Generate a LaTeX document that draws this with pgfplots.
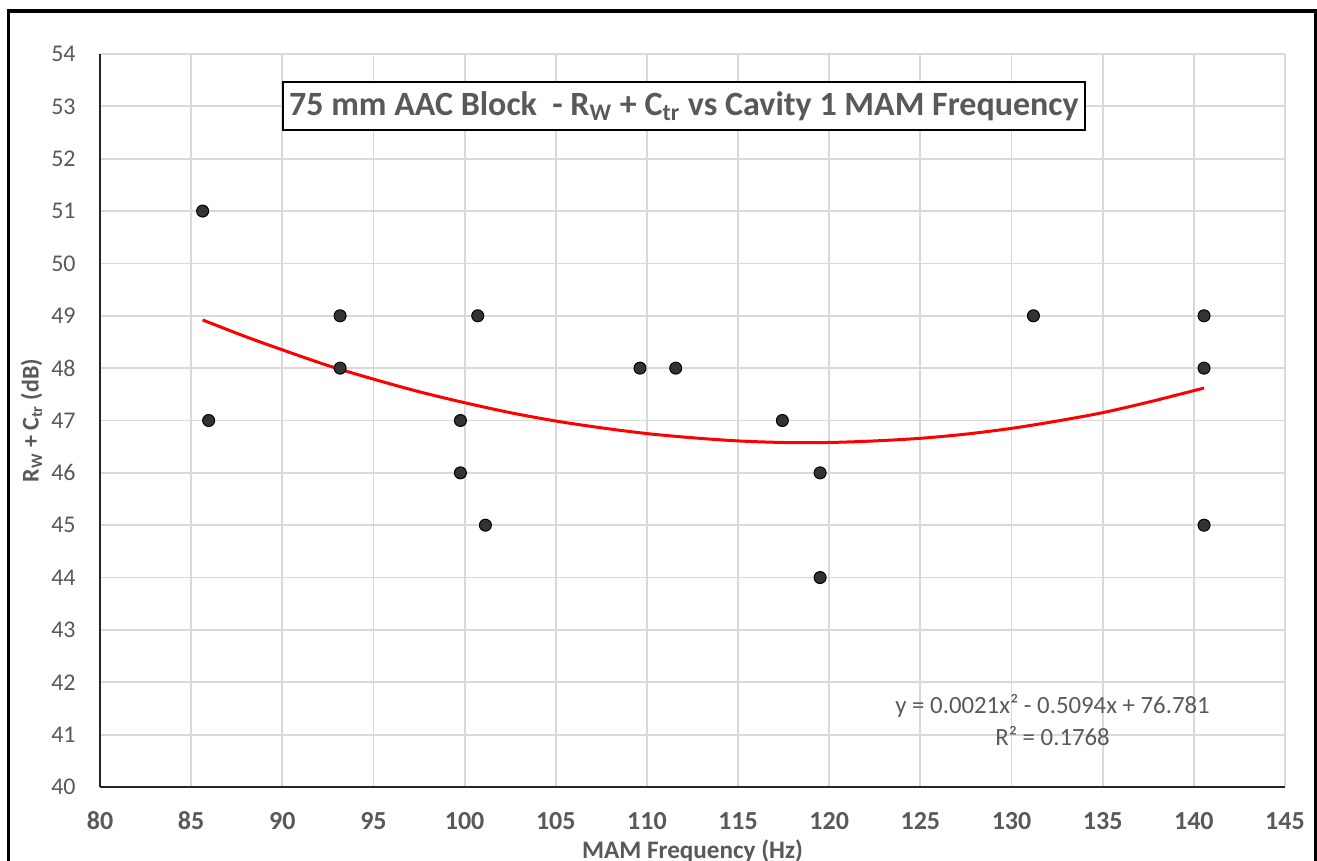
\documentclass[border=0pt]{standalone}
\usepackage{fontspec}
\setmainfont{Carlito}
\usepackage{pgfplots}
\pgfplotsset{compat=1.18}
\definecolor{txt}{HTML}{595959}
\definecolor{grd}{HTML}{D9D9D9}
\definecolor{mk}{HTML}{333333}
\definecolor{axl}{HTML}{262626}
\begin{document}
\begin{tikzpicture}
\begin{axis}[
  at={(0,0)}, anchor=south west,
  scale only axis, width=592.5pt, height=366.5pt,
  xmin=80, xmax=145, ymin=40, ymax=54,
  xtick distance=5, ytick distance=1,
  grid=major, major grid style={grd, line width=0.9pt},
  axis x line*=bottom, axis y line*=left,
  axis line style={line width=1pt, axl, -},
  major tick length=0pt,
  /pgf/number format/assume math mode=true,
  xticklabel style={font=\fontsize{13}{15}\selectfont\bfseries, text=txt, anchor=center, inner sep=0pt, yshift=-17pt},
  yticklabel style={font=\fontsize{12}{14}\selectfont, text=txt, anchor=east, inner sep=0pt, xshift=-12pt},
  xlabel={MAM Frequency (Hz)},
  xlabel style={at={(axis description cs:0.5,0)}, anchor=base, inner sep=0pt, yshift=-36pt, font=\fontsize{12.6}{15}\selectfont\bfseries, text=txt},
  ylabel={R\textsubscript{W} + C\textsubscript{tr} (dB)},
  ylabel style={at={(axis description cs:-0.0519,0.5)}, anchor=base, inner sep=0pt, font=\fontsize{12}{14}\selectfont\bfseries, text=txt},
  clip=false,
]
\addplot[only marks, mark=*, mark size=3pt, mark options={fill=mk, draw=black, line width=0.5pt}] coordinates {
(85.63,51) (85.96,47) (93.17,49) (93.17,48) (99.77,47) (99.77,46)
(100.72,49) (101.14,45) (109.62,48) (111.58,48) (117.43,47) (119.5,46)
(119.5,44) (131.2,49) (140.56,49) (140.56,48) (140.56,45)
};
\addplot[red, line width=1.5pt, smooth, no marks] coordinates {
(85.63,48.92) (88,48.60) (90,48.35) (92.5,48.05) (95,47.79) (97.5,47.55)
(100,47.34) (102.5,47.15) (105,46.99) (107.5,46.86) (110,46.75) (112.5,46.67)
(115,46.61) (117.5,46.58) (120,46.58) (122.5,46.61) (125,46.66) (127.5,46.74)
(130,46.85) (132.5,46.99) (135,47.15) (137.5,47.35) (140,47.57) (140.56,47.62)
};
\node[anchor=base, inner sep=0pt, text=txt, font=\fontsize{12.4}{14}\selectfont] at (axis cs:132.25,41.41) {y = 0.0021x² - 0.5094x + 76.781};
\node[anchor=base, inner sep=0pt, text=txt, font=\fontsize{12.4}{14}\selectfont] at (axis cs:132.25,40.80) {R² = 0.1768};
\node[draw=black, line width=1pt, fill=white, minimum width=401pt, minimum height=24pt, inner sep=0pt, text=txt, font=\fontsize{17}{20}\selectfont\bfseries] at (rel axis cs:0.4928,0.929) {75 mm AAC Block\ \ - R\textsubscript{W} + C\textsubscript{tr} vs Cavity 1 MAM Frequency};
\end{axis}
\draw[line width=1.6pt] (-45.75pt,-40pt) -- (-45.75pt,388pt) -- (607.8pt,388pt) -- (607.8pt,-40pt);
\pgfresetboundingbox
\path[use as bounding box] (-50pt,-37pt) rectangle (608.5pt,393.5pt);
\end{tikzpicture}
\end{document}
* * *
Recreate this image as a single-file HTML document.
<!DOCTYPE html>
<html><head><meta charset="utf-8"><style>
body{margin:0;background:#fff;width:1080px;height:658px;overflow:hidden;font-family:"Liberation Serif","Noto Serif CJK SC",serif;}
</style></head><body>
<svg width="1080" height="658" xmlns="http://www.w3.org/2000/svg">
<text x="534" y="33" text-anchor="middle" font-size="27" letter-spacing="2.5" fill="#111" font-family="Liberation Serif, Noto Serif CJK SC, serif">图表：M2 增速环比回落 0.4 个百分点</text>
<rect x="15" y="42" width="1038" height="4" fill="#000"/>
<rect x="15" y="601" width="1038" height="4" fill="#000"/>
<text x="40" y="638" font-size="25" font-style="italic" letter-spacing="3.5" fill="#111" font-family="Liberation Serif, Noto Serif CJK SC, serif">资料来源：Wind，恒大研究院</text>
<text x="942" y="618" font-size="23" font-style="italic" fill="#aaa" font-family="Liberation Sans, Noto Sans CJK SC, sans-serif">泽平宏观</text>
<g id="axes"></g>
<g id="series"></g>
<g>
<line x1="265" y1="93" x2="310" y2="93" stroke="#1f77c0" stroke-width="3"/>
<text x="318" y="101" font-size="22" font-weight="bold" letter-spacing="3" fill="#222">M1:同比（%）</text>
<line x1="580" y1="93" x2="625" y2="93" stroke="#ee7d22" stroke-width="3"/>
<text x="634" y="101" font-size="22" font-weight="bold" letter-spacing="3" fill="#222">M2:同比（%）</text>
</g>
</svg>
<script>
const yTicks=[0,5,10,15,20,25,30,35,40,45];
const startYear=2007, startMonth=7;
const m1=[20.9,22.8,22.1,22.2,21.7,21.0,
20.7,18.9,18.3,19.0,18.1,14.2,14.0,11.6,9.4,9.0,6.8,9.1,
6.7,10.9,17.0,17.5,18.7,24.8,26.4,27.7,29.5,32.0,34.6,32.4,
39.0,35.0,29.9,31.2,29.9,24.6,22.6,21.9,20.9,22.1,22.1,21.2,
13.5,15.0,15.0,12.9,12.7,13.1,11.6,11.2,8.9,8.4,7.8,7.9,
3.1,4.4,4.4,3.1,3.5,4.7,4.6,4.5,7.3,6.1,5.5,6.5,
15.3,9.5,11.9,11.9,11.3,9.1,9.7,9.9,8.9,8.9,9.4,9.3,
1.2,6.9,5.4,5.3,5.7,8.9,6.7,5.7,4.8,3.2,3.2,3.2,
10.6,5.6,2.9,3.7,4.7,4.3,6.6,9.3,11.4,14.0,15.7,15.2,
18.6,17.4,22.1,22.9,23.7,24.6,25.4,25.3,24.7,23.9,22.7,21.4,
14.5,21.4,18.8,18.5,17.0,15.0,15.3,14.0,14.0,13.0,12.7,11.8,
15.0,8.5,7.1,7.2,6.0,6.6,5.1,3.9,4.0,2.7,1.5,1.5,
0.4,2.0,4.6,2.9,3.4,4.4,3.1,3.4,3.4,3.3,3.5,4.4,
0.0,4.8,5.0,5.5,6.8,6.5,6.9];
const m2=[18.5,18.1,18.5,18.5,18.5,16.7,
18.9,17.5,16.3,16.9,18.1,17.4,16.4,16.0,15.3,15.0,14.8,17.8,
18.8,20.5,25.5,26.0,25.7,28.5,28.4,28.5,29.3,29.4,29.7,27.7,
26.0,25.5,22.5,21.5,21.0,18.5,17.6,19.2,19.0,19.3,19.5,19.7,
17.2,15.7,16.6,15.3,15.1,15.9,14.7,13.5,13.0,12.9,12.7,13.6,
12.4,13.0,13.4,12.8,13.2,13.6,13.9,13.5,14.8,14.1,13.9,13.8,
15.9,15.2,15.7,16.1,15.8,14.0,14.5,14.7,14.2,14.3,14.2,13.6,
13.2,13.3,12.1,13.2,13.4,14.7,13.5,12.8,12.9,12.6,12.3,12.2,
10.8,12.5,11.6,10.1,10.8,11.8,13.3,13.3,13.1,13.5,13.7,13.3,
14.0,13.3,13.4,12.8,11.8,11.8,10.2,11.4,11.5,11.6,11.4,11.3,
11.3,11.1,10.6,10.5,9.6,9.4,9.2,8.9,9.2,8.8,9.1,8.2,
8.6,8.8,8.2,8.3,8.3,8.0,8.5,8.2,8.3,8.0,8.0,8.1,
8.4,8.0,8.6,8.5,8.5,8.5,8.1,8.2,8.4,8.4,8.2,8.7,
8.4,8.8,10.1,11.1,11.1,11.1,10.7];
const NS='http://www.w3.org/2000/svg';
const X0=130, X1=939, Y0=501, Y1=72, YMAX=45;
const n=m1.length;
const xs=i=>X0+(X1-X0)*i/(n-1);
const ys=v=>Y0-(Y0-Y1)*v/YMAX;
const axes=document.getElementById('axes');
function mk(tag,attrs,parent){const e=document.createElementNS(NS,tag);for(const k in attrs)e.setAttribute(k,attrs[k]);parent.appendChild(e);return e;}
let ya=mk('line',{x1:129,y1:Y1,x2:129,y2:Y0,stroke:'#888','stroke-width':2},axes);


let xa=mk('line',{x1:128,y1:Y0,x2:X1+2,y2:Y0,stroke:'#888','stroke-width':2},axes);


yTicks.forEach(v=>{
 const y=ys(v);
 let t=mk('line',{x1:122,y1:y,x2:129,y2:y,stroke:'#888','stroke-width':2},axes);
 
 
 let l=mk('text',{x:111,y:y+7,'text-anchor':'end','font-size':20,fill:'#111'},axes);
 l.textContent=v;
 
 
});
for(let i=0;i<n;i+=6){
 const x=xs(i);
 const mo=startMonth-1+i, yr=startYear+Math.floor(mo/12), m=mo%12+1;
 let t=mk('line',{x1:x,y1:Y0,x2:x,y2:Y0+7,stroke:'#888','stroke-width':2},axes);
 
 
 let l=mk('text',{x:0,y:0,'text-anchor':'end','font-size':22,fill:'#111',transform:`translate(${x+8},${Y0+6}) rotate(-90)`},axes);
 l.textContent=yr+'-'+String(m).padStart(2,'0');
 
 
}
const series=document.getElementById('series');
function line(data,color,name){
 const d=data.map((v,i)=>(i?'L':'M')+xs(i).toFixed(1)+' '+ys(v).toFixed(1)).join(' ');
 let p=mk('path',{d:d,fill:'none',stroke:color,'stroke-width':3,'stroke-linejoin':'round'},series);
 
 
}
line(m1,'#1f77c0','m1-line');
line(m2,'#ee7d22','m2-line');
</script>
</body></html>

**Objective:** Say, as a single number and nothing more, how many lines of the entries contain the word "this".

**In response:** 2